Show Me the Money! Oregon’s High-Wage Occupations

by Kale Donnelly

December 10, 2020

When searching for the right job, the typical jobseeker will ensure that an employer’s criteria match their own checklist – the job’s location, its responsibilities, upward mobility within the company, as well as the education and experience required. But, the question on everyone’s mind is, “What does the job pay?” Deservedly so, because we as Oregonians typically work in order to put food on the table and a roof over our heads. Since a heftier paycheck more than likely leads to a more comfortable lifestyle, high-paying jobs are usually met with a fairly competitive pool of candidates. Let’s take a look at some key characteristics of these jobs considered to be “high wage.”
What Is High-Wage?

Occupations considered to be high wage pay more than the state’s median wage for all occupations – an annual salary of $42,307, or $20.34 an hour.
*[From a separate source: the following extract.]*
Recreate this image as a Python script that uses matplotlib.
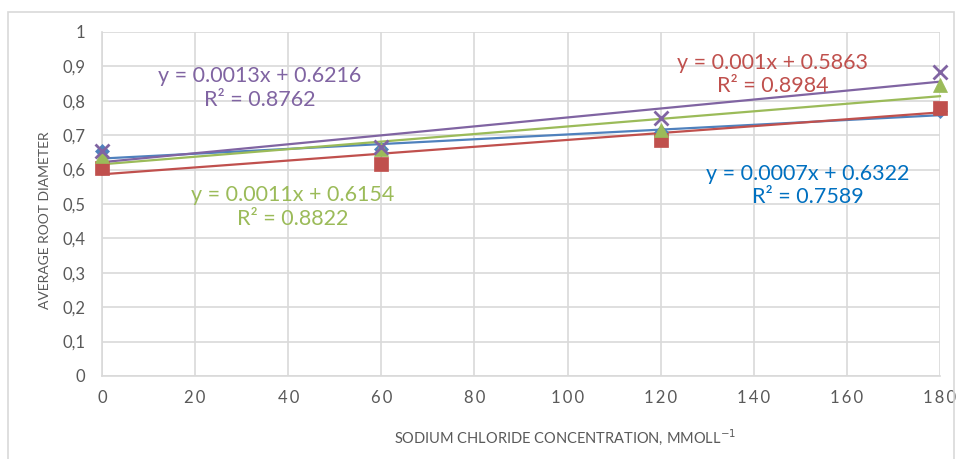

Of 805 occupation classifications, 520 are technically considered high-wage. This is merely based off of the median wage for each occupation, but it doesn’t really address how many jobs within that occupation pay above or below that median wage. Out of the nearly 2.12 million jobs in Oregon in 2019, 46% were earning more than that $20.34 an hour figure. But, what does it take to qualify for one of these high-paying jobs?

Post-Secondary Education or Training Is Your Ticket to Higher Wages

Conventional wisdom and societal norms tell us that earning the big bucks is usually a result of more education or training – the higher the degree, the higher the pay – yet that’s not entirely true. In Oregon, 6% of high-wage occupations list a high school diploma or equivalent as a requirement in order to be seen as a competitive candidate. This leaves 94% of high-wage occupations requiring some sort of post-secondary education or training in order to be competitive in securing the job.
Attending a college or a university isn’t the only avenue to obtaining higher earning potential. Taking part in technical, vocational, or any other type of postsecondary training can also greatly increase your chances of earning a larger paycheck. Overall, the acquisition of knowledge, experience, and applicable skills are just as important as education. The combination of all four will help jobseekers secure a competitive advantage in today’s economy.
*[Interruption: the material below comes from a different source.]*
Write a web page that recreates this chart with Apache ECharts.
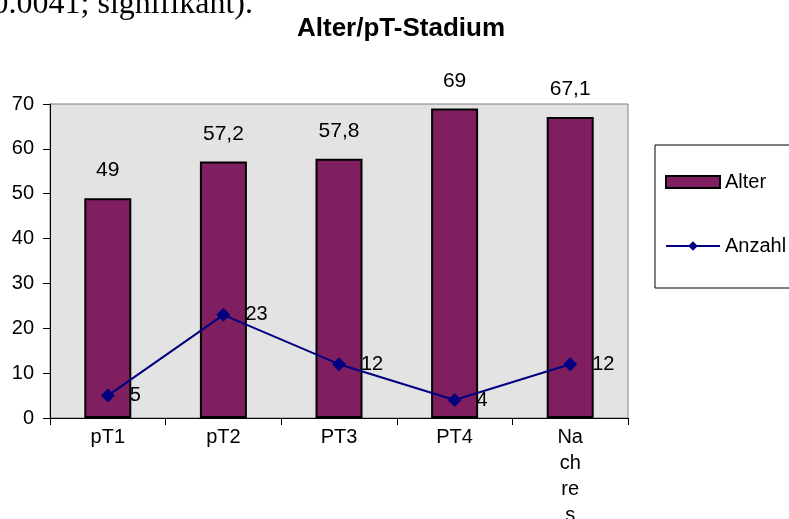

High-Wage Jobs by Occupation Group

High-wage jobs are woven within every single occupational group and industry in the state. The share of high-wage earning jobs in each occupational group sits on a fairly wide scale – ranging anywhere from 1% to 100% of their total employment levels of 2019.
These numbers echo the narrative of the education requirements above, because the occupational groups with the largest share of high-wage jobs also have the greatest share of jobs that require some form of postsecondary training or education.
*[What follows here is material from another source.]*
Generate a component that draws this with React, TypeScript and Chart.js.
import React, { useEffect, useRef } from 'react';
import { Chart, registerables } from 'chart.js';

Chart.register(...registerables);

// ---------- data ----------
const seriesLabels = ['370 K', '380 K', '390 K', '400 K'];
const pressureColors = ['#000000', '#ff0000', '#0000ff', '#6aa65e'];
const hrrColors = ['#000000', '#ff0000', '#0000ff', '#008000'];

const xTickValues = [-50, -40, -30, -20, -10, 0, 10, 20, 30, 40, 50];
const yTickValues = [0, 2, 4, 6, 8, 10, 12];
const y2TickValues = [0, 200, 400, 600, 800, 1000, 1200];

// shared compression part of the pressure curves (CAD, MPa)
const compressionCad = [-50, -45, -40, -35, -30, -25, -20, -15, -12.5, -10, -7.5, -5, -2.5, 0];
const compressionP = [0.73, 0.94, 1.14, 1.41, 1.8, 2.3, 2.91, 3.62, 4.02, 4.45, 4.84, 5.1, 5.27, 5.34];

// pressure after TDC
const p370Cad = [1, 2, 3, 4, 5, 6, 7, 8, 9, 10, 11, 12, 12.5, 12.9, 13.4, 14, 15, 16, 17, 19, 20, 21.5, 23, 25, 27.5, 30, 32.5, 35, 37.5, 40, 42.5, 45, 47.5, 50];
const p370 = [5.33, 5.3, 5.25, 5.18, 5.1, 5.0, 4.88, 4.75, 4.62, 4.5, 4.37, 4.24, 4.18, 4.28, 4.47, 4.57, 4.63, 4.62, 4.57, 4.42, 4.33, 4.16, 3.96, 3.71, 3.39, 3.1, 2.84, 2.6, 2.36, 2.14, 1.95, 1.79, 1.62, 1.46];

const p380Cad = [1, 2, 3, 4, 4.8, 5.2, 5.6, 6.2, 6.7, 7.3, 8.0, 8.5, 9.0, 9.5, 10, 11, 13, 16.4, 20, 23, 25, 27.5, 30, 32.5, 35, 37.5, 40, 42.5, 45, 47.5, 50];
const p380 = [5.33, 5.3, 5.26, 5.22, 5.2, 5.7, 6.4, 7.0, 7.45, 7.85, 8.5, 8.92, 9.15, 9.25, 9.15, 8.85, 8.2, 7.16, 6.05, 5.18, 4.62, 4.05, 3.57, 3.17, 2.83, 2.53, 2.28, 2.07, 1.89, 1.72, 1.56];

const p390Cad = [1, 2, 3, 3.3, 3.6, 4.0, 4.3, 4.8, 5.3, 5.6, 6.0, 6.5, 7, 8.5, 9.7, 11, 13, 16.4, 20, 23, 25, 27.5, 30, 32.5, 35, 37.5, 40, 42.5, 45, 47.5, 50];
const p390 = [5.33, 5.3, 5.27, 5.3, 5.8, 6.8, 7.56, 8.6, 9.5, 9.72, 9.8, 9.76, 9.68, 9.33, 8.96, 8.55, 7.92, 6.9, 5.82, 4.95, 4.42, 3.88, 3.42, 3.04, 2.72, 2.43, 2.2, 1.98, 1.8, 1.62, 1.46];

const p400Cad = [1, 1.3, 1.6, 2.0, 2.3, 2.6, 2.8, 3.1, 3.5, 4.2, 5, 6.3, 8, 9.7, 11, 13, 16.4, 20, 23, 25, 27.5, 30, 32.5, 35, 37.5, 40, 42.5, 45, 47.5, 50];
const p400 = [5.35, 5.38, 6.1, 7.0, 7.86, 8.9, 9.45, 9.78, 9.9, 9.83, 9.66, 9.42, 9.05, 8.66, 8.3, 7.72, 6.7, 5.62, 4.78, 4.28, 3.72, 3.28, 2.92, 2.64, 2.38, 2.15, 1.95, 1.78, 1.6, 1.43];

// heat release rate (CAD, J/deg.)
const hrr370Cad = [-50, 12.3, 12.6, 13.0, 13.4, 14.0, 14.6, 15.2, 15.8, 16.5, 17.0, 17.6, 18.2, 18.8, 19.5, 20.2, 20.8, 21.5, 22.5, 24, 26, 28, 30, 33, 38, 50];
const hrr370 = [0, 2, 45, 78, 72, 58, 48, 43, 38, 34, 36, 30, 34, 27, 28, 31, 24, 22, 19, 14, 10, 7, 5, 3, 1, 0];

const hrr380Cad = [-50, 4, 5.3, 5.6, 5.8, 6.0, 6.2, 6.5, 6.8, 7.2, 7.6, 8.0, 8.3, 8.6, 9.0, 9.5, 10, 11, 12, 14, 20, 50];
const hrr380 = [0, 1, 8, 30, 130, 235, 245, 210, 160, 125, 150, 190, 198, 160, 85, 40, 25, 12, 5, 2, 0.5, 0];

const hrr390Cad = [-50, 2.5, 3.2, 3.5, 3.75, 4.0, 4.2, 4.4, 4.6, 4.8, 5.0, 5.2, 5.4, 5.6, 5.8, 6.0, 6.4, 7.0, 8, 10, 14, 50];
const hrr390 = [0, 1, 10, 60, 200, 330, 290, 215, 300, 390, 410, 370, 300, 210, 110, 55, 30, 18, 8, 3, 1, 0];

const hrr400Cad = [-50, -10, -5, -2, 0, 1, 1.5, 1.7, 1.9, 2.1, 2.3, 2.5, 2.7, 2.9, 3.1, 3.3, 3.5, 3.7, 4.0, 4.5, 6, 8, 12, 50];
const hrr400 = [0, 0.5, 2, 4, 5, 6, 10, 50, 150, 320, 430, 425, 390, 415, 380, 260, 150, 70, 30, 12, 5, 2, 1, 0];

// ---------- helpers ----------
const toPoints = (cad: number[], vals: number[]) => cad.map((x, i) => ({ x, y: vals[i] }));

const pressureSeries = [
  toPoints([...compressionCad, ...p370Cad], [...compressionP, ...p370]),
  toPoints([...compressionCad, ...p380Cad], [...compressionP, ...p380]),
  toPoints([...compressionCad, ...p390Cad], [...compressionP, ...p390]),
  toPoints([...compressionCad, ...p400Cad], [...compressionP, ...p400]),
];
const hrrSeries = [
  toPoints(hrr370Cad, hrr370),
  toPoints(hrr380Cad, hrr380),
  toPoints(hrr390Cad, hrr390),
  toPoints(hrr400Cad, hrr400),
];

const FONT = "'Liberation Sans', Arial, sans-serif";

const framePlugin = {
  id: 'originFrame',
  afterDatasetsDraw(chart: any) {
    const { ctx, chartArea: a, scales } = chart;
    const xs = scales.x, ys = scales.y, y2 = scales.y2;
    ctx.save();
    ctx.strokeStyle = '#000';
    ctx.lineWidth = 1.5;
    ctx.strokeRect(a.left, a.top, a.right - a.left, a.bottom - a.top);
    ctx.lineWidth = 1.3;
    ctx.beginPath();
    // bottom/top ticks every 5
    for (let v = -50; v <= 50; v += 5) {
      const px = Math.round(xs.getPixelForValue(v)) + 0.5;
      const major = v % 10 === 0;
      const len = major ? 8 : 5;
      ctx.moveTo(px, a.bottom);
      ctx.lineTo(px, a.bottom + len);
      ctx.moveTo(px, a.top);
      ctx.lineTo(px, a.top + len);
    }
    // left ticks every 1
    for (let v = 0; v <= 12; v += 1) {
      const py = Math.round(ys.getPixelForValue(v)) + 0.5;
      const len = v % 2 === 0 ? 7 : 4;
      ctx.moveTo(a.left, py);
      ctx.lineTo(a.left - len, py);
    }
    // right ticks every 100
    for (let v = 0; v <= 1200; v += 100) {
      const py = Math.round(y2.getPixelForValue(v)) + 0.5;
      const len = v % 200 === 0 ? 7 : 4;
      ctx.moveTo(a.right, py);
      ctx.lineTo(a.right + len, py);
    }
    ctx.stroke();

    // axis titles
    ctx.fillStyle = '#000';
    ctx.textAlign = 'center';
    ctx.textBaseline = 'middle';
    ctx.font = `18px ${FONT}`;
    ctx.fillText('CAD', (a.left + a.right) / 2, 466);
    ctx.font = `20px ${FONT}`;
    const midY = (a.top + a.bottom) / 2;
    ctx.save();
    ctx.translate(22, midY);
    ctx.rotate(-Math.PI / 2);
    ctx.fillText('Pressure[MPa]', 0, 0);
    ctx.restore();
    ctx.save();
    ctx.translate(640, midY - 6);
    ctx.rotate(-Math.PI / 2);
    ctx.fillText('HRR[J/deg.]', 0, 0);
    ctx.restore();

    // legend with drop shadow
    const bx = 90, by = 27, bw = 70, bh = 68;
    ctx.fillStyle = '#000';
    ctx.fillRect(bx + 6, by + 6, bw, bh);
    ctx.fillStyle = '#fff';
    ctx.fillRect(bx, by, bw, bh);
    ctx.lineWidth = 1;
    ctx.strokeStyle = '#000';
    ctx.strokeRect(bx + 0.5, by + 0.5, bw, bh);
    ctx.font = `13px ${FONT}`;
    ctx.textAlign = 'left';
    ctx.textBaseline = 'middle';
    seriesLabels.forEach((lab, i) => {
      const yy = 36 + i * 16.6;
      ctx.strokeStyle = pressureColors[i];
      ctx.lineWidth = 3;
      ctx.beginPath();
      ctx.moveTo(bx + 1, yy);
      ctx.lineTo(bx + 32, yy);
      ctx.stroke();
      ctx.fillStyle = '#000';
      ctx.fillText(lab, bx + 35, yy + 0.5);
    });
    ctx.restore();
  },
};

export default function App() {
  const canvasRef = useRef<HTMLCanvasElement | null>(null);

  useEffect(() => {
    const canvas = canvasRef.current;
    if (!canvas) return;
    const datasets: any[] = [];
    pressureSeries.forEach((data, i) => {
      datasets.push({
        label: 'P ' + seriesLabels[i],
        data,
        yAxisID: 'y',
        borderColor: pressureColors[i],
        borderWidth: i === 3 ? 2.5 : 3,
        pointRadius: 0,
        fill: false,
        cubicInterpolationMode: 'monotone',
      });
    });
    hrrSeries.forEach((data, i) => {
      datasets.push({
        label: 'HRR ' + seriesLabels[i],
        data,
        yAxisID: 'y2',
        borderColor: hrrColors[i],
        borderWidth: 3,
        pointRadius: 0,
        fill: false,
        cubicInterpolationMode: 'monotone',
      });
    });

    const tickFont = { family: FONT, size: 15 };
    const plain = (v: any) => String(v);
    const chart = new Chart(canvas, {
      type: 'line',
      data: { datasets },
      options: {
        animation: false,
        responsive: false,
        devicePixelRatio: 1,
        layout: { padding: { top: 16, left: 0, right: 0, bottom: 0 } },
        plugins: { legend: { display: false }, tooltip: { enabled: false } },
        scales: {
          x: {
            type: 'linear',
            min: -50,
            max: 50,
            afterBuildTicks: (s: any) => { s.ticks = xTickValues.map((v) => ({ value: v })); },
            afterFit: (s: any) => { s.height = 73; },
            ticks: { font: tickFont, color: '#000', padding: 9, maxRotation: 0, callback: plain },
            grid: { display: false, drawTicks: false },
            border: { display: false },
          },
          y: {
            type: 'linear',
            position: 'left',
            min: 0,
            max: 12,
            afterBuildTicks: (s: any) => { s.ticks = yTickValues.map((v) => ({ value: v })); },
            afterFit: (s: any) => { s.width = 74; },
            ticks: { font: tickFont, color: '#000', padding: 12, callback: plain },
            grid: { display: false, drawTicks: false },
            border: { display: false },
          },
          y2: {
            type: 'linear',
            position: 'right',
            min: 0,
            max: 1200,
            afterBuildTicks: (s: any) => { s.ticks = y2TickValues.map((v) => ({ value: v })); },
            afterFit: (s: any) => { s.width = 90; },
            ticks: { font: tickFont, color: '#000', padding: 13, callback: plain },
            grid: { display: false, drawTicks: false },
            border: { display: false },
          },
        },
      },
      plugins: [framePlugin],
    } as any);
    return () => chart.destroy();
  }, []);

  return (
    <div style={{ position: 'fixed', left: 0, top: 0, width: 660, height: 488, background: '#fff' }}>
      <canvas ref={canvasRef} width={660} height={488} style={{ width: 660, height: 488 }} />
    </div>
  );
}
Just over 1 million of the 2.7 million projected job openings between 2019 and 2029 will be in high-wage occupations. These figures account for openings due to economic growth, as well as replacement openings due to retirements or major occupational changes. These high-wage openings are opportunities available to anyone with the qualifications to move into a new role, whether they are currently employed or not.


Jobseekers with some amount of post-secondary education or training are much more likely to obtain a high-wage position in Oregon. Those weighing their options for potential future careers, and therefore considering which educational or training programs could get them there, can also consider the sectors with the greatest chance of offering a high-wage position. Chance always favors the prepared in the long run. With determined jobseekers vying for that high-wage opening you have your own sights set on, will you be prepared?